IT wasn’t vintage. It didn’t need to be. Rangers are Championship title winners and preparing for life in the Premiership because, under Mark Warburton, they have made good on his promises to have his Ibrox team deliver energy, enterprise and entertainment.
There have been more generous helpings of all three assets across the past nine months but last night was simply all about ending their days in the lower divisions.
A 50th-minute goal from James Tavernier ensured that Rangers supporters could delight and celebrate that Ibrox will be hosting top-flight football again next season.
The four years since Rangers were liquidated and required to start again in the lowest tier of the senior game has been, perhaps, the most extraordinary story in the history of Scottish football.
It is a relief that one of the game’s biggest draws will again be providing close on a million ticket sales in the upper tier. A country as modestly sized as Scotland needs such box office.
Yet, any notion the “journey” Rangers have been on since their financial implosion of 2012 was some sort of epic odyssey makes no sense. It has been something of a botch job. Rangers failed to come straight through the divisions despite a £30million football spend. Gretna did fourth tier to first without a stutter while spending only £8m.
The fact that nearly 100,000 people will watch Rangers play two part-time sides between last night and Sunday’s Petrofac Training Cup means the fans’ loyalty must be lauded. In truth, though, when they look back on their days padding about League Two, League One and, for two years, the Championship, they will surely despair at a former owner’s out-of-control bank borrowing and dodgy tax schemes that brought their team to such a sorry state.
If Rangers had been allowed to hand-pick a team to tie up their trawl through the lower divisions then Dumbarton would have been their choice. The part-timers had shipped 12 goals in their previous three outings against Warburton’s men. No Championship opponent had proved as porous, with such defensive frailties the reason why they arrived as reluctant party guests attempting to avoid slipping down a position and into the relegation play-off place.
Warburton’s side have been a good watch this season. In terms of an upgrade on last season – when they failed in eye-watering fashion to extricate themselves from the second tier – they are like an iPhone 6s compared to a Bakelite handset. Yet, they can still frustrate and across the first 45 minutes last night there were times it felt as if they were dialling it in.

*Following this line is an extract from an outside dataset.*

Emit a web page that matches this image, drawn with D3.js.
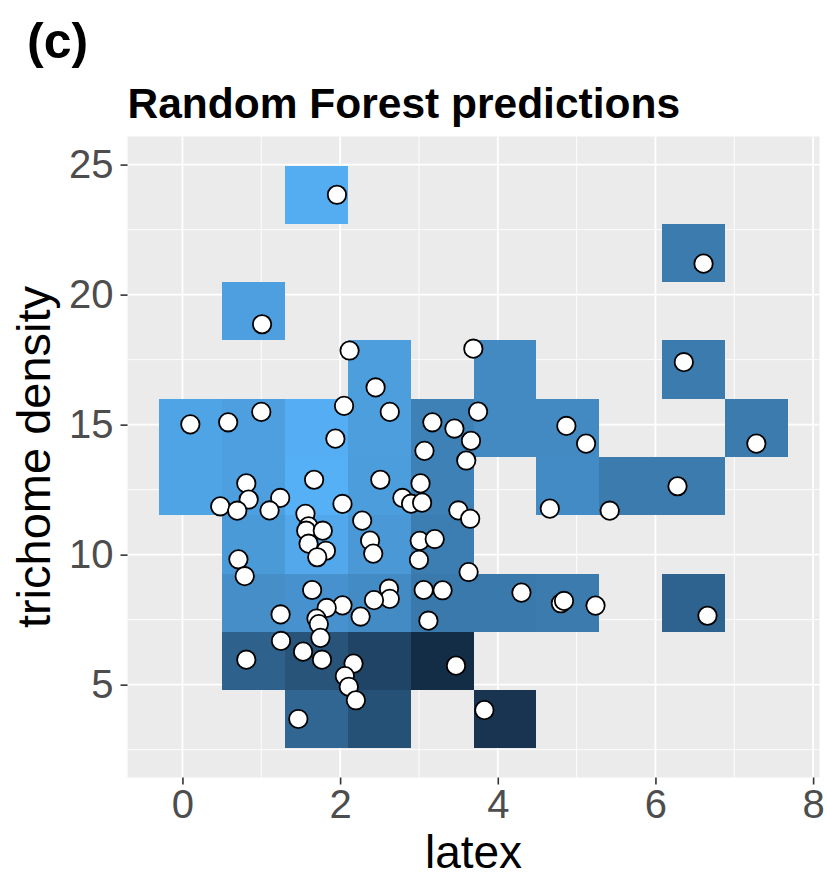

The home crowd quite rightly came to enjoy themselves, but the struggles to open up their visitors by Rangers threatened to take some of the fizz out of the festivities. The principles in their play were evident as they have been all season under Warburton: probe and pass, pass and probe. Sometimes, though, against the massed ranks of a team intent only on repelling their advances, the nudging of the ball along the 18-yard line can be over-embroidered. Pretty patterns in football need pin sharpness and Rangers could not produce that element.
It was a full 20 minutes before a clear opening was fashioned, with Harry Forrester helping the ball on to Barrie McKay, who stabbed an effort across the goalline from a tight angle. Dumbarton had a couple of breaks, but the Ibrox side’s domination of possession was otherwise Barcelona-esque.
Instinctively, they do the right things but there wasn’t sufficient cut to accompany their thrust even as they started to stretch their opponents ever more as the half wore on.
Jon Routledge clattering Andy Halliday with a wince-inducing tackle that the Dumbarton player ought to have pulled out of, roused the packed stands just after the half-hour mark.
The caution given by referee Steven McLean might have represented a let-off. Dumbarton then had several more as keeper Jamie Ewings swatted away a Tavernier free-kick before he then awkwardly blocked a Halliday hit.
Ewings started the second period proving as unbreachable, throwing himself full length to deny Billy King what seemed a certain goal, but it never felt as if he could keep up the heroics.
So it proved when Jason Holt swept right to find Tavernier eight yards from goal and in perfect position to glance the ball in for his 13th goal for the season. Such marauding might not be always what you want from your full-back but last night it was just what the support needed to find their voice.
Warburton was regaled in song, with chants of “we’re going up”. Rangers are going up, and into the great blue yonder of a top flight that has missed what the Ibrox club used to be.
It remains to be seen what kind of Rangers to which it will bear witness from next season.
Referee: Steven McLean
Rangers: Foderingham; Tavernier, Kiernan, Wilson, Wallace; King, Halliday, Holt; McKay (O’Halloran 62), Miller (Clark 86), Forrester (Shiels 78). Subs: Bell, Ball, Law, Zelalem.
Dumbarton: Ewings; Saunders, Buchanan, Wright, Docherty; Taggart, Routledge (Gallagher 60), Lindsay, Waters (Cawley 67); Fleming (McCallum 83); Nade. Subs: Brown, Heffernan, Heh.